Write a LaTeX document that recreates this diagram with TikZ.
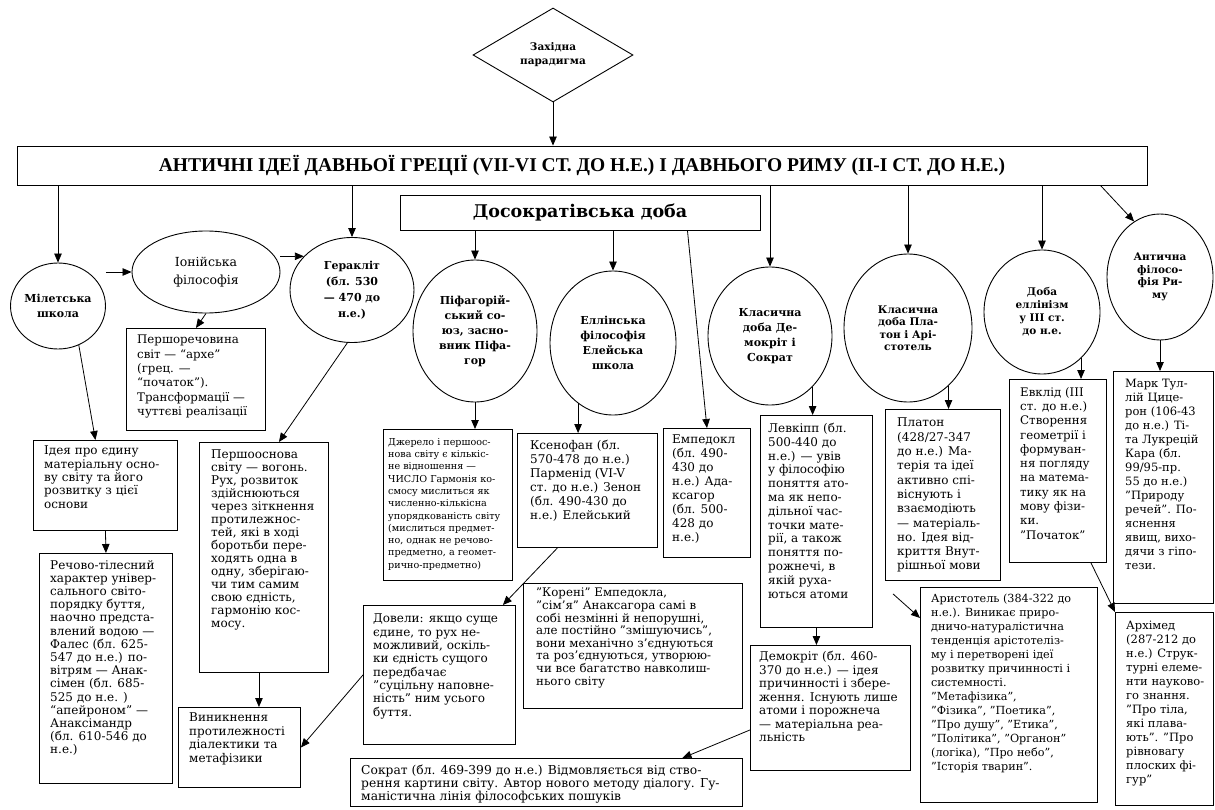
\documentclass[tikz,border=0pt]{standalone}
\usepackage{fontspec}
\setmainfont{DejaVu Serif}
\newfontfamily\headfont{Liberation Serif}
\usetikzlibrary{shapes.geometric}
\usetikzlibrary{arrows.meta}

\tikzset{
  box/.style={draw, line width=0.9pt, anchor=north west, inner sep=0pt},
  txt/.style={anchor=north west, align=left, inner sep=0pt, font=\fontsize{12}{13.6}\selectfont},
  oval/.style={draw, ellipse, line width=0.9pt, inner sep=0pt, align=center, font=\bfseries\fontsize{11}{15}\selectfont},
  arr/.style={-{Triangle[length=9pt,width=7.5pt]}, line width=0.8pt}
}

\begin{document}
\begin{tikzpicture}[x=1pt,y=-1pt]
\useasboundingbox (0,0) rectangle (1215,810);

\node [draw, diamond, line width=0.9pt, minimum width=160, minimum height=94, inner sep=0pt, align=center, font=\bfseries\fontsize{10.5}{14}\selectfont] (west) at (553,55) {Західна\\парадигма};
\node [draw, line width=0.9pt, minimum width=1130, minimum height=39, font=\headfont\bfseries\fontsize{19.5}{22}\selectfont] (head) at (582,165.5) {АНТИЧНІ ІДЕЇ ДАВНЬОЇ ГРЕЦІЇ (VII-VI СТ. ДО Н.Е.) І ДАВНЬОГО РИМУ (II-I СТ. ДО Н.Е.)};
\node [draw, line width=0.9pt, minimum width=360, minimum height=35, font=\bfseries\fontsize{17.5}{20}\selectfont] (dosokr) at (580,212.5) {Досократівська доба};

\node [oval, minimum width=92, minimum height=86] (milet) at (58,306) {Мілетська\\школа};
\node [oval, minimum width=148, minimum height=82, font=\fontsize{12.5}{18}\selectfont] (ionia) at (206,272) {Іонійська\\філософія};
\node [oval, minimum width=124, minimum height=105, font=\bfseries\fontsize{11}{16}\selectfont] (heraclit) at (352,290) {Геракліт\\(бл. 530\\— 470 до\\н.е.)};
\node [oval, minimum width=124, minimum height=142] (pythag) at (475,331) {Піфагорій-\\ський со-\\юз, засно-\\вник Піфа-\\гор};
\node [oval, minimum width=126, minimum height=144] (eleat) at (613,343) {Еллінська\\філософія\\Елейська\\школа};
\node [oval, minimum width=124, minimum height=138] (democr) at (770,336) {Класична\\доба Де-\\мокріт і\\Сократ};
\node [oval, minimum width=128, minimum height=148, font=\bfseries\fontsize{10.5}{12.5}\selectfont] (plato) at (908,328) {Класична\\доба Пла-\\тон і Арі-\\стотель};
\node [oval, minimum width=116, minimum height=124, font=\bfseries\fontsize{10.5}{13}\selectfont] (hellen) at (1042,312) {Доба\\еллінізм\\у ІІІ ст.\\до н.е.};
\node [oval, minimum width=106, minimum height=126, font=\bfseries\fontsize{10.5}{12.5}\selectfont] (rome) at (1160,277) {Антична\\філосо-\\фія Ри-\\му};

\node [box, minimum width=139, minimum height=102] (pershorech) at (126,328) {};
\node [txt, font=\fontsize{11.8}{14.3}\selectfont] (pershorech-t) at ([xshift=11,yshift=-7]pershorech.north west) {Першоречовина\\світ — “архе”\\(грец. —\\“початок”).\\Трансформації —\\чуттєві реалізації};
\node [box, minimum width=144, minimum height=90] (idea) at (33,440) {};
\node [txt, font=\fontsize{12}{13.3}\selectfont] (idea-t) at ([xshift=11,yshift=-6]idea.north west) {Ідея про єдину\\матеріальну осно-\\ву світу та його\\розвитку з цієї\\основи};
\node [box, minimum width=133, minimum height=230] (rechovo) at (39,553) {};
\node [txt, font=\fontsize{12}{13.2}\selectfont] (rechovo-t) at ([xshift=11,yshift=-7]rechovo.north west) {Речово-тілесний\\характер універ-\\сального світо-\\порядку буття,\\наочно предста-\\влений водою —\\Фалес (бл. 625-\\547 до н.е.) по-\\вітрям — Анак-\\сімен (бл. 685-\\525 до н.е. )\\“апейроном” —\\Анаксімандр\\(бл. 610-546 до\\н.е.)};
\node [box, minimum width=129, minimum height=230] (pershoosn) at (199,442) {};
\node [txt, font=\fontsize{12}{13}\selectfont] (pershoosn-t) at ([xshift=12,yshift=-8]pershoosn.north west) {Першооснова\\світу — вогонь.\\Рух, розвиток\\здійснюються\\через зіткнення\\протилежнос-\\тей, які в ході\\боротьби пере-\\ходять одна в\\одну, зберігаю-\\чи тим самим\\свою єдність,\\гармонію кос-\\мосу.};
\node [box, minimum width=122, minimum height=80] (vynyk) at (178,707) {};
\node [txt, font=\fontsize{12}{13.5}\selectfont] (vynyk-t) at ([xshift=11,yshift=-6]vynyk.north west) {Виникнення\\протилежності\\діалектики та\\метафізики};
\node [box, minimum width=129, minimum height=151] (dzherelo) at (383,429) {};
\node [txt, font=\fontsize{9.6}{12.3}\selectfont] (dzherelo-t) at ([xshift=5,yshift=-9]dzherelo.north west) {Джерело і першоос-\\нова світу є кількіс-\\не відношення —\\ЧИСЛО Гармонія ко-\\смосу мислиться як\\численно-кількісна\\упорядкованість світу\\(мислиться предмет-\\но, однак не речово-\\предметно, а геомет-\\рично-предметно)};
\node [box, minimum width=140, minimum height=114] (ksen) at (517,433) {};
\node [txt, font=\fontsize{12}{14}\selectfont] (ksen-t) at ([xshift=13,yshift=-7]ksen.north west) {Ксенофан (бл.\\570-478 до н.е.)\\Парменід (VI-V\\ст. до н.е.) Зенон\\(бл. 490-430 до\\н.е.) Елейський};
\node [box, minimum width=87, minimum height=129] (emp) at (663,428) {};
\node [txt, font=\fontsize{12}{14}\selectfont] (emp-t) at ([xshift=9,yshift=-7]emp.north west) {Емпедокл\\(бл. 490-\\430 до\\н.е.) Ада-\\ксагор\\(бл. 500-\\428 до\\н.е.)};
\node [box, minimum width=112, minimum height=212] (levk) at (760,415) {};
\node [txt, font=\fontsize{12}{13.8}\selectfont] (levk-t) at ([xshift=8,yshift=-8]levk.north west) {Левкіпп (бл.\\500-440 до\\н.е.) — увів\\у філософію\\поняття ато-\\ма як непо-\\дільної час-\\точки мате-\\рії, а також\\поняття по-\\рожнечі, в\\якій руха-\\ються атоми};
\node [box, minimum width=115, minimum height=171] (platob) at (885,409) {};
\node [txt, font=\fontsize{12}{14.3}\selectfont] (platob-t) at ([xshift=12,yshift=-9]platob.north west) {Платон\\(428/27-347\\до н.е.) Ма-\\терія та ідеї\\активно спі-\\віснують і\\взаємодіють\\— матеріаль-\\но. Ідея від-\\криття Внут-\\рішньої мови};
\node [box, minimum width=97, minimum height=183] (evkl) at (1009,379) {};
\node [txt, font=\fontsize{11.8}{14.3}\selectfont] (evkl-t) at ([xshift=11,yshift=-8]evkl.north west) {Евклід (ІІІ\\ст. до н.е.)\\Створення\\геометрії і\\формуван-\\ня погляду\\на матема-\\тику як на\\мову фізи-\\ки.\\"Початок"};
\node [box, minimum width=100, minimum height=232] (mark) at (1113,371) {};
\node [txt, font=\fontsize{11.5}{14}\selectfont] (mark-t) at ([xshift=12,yshift=-8]mark.north west) {Марк Тул-\\лій Цице-\\рон (106-43\\до н.е.) Ті-\\та Лукрецій\\Кара (бл.\\99/95-пр.\\55 до н.е.)\\"Природу\\речей". По-\\яснення\\явищ, вихо-\\дячи з гіпо-\\тези.};
\node [box, minimum width=98, minimum height=193] (arkh) at (1115,612) {};
\node [txt, font=\fontsize{11.5}{14}\selectfont] (arkh-t) at ([xshift=11,yshift=-9]arkh.north west) {Архімед\\(287-212 до\\н.е.) Струк-\\турні елеме-\\нти науково-\\го знання.\\"Про тіла,\\які плава-\\ють". "Про\\рівновагу\\плоских фі-\\гур"};
\node [box, minimum width=177, minimum height=215] (arist) at (920,587) {};
\node [txt, font=\fontsize{11.2}{14}\selectfont] (arist-t) at ([xshift=11,yshift=-7]arist.north west) {Аристотель (384-322 до\\н.е.). Виникає приро-\\дничо-натуралістична\\тенденція арістотеліз-\\му і перетворені ідеї\\розвитку причинності і\\системності.\\"Метафізика",\\"Фізика", "Поетика",\\"Про душу", "Етика",\\"Політика", "Органон"\\(логіка), "Про небо",\\"Історія тварин".};
\node [box, minimum width=160, minimum height=125] (demb) at (750,645) {};
\node [txt, font=\fontsize{12}{13.5}\selectfont] (demb-t) at ([xshift=9,yshift=-6]demb.north west) {Демокріт (бл. 460-\\370 до н.е.) — ідея\\причинності і збере-\\ження. Існують лише\\атоми і порожнеча\\— матеріальна реа-\\льність};
\node [box, minimum width=152, minimum height=139] (dovely) at (363,605) {};
\node [txt, font=\fontsize{12}{13.3}\selectfont] (dovely-t) at ([xshift=10,yshift=-9]dovely.north west) {Довели: якщо суще\\єдине, то рух не-\\можливий, оскіль-\\ки єдність сущого\\передбачає\\"суцільну наповне-\\ність" ним усього\\буття.};
\node [box, minimum width=219, minimum height=125] (koreni) at (523,583) {};
\node [txt, font=\fontsize{11.8}{12.6}\selectfont] (koreni-t) at ([xshift=13,yshift=-5]koreni.north west) {"Корені" Емпедокла,\\"сім'я" Анаксагора самі в\\собі незмінні й непорушні,\\але постійно "змішуючись",\\вони механічно з'єднуються\\та роз'єднуються, утворюю-\\чи все багатство навколиш-\\нього світу};
\node [box, minimum width=392, minimum height=48] (sokrat) at (350,758) {};
\node [txt, font=\fontsize{12.3}{13}\selectfont] (sokrat-t) at ([xshift=11,yshift=-7]sokrat.north west) {Сократ (бл. 469-399 до н.е.) Відмовляється від ство-\\рення картини світу. Автор нового методу діалогу. Гу-\\маністична лінія філософських пошуків};

\draw [arr] (west.south) -- (west.south |- head.north);
\draw [arr] (head.south -| milet.north) -- (milet.north);
\draw [arr] (head.south -| heraclit.north) -- (heraclit.north);
\draw [arr] (head.south -| democr.north) -- (democr.north);
\draw [arr] (head.south -| plato.north) -- (plato.north);
\draw [arr] (head.south -| hellen.north) -- (hellen.north);
\draw [arr] ([xshift=-47]head.south east) -- (rome.115);
\draw [arr] (milet.east |- ionia.west) -- (ionia.west);
\draw [arr] (ionia.east |- heraclit.145) -- (heraclit.145);
\draw [arr] (dosokr.south -| pythag.north) -- (pythag.north);
\draw [arr] (dosokr.south -| eleat.north) -- (eleat.north);
\draw [arr] ([xshift=-73]dosokr.south east) -- (emp.north);
\draw [arr] (milet.-62) -- ([xshift=-10]idea.north);
\draw [arr] (ionia.south) -- (pershorech.north);
\draw [arr] (heraclit.-95) -- ([xshift=15]pershoosn.north);
\draw [arr] (pythag.south) -- (pythag.south |- dzherelo.north);
\draw [arr] (eleat.-120) -- (eleat.-120 |- ksen.north);
\draw [arr] (democr.-50) -- (democr.-50 |- levk.north);
\draw [arr] (plato.-55) -- (plato.-55 |- platob.north);
\draw [arr] (hellen.-50) -- (hellen.-50 |- evkl.north);
\draw [arr] (rome.south) -- (rome.south |- mark.north);
\draw [arr] (idea.south) -- (rechovo.north);
\draw [arr] ([xshift=-5]pershoosn.south) -- ([xshift=-5]pershoosn.south |- vynyk.north);
\draw [arr] (dovely.west) -- (vynyk.east);
\draw [arr] ([xshift=-30]ksen.south) -- ([xshift=-13]dovely.north east);
\draw [arr] (levk.south) -- (levk.south |- demb.north);
\draw [arr] ([yshift=-22]demb.west) -- ([xshift=136]sokrat.north);
\draw [arr] ([xshift=8,yshift=-13]platob.south west) -- ([yshift=-31]arist.north west);
\draw [arr] ([xshift=33]evkl.south) -- (arkh.north west);
\end{tikzpicture}
\end{document}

........

*Given request:*
Starting with the first line of the data above and ending with the line containing "minimum width=360, minimum", please restate every line exactly, leaving images out.

*Exercise output:*
Write a LaTeX document that recreates this diagram with TikZ.
\documentclass[tikz,border=0pt]{standalone}
\usepackage{fontspec}
\setmainfont{DejaVu Serif}
\newfontfamily\headfont{Liberation Serif}
\usetikzlibrary{shapes.geometric}
\usetikzlibrary{arrows.meta}

\tikzset{
  box/.style={draw, line width=0.9pt, anchor=north west, inner sep=0pt},
  txt/.style={anchor=north west, align=left, inner sep=0pt, font=\fontsize{12}{13.6}\selectfont},
  oval/.style={draw, ellipse, line width=0.9pt, inner sep=0pt, align=center, font=\bfseries\fontsize{11}{15}\selectfont},
  arr/.style={-{Triangle[length=9pt,width=7.5pt]}, line width=0.8pt}
}

\begin{document}
\begin{tikzpicture}[x=1pt,y=-1pt]
\useasboundingbox (0,0) rectangle (1215,810);

\node [draw, diamond, line width=0.9pt, minimum width=160, minimum height=94, inner sep=0pt, align=center, font=\bfseries\fontsize{10.5}{14}\selectfont] (west) at (553,55) {Західна\\парадигма};
\node [draw, line width=0.9pt, minimum width=1130, minimum height=39, font=\headfont\bfseries\fontsize{19.5}{22}\selectfont] (head) at (582,165.5) {АНТИЧНІ ІДЕЇ ДАВНЬОЇ ГРЕЦІЇ (VII-VI СТ. ДО Н.Е.) І ДАВНЬОГО РИМУ (II-I СТ. ДО Н.Е.)};
\node [draw, line width=0.9pt, minimum width=360, minimum height=35, font=\bfseries\fontsize{17.5}{20}\selectfont] (dosokr) at (580,212.5) {Досократівська доба};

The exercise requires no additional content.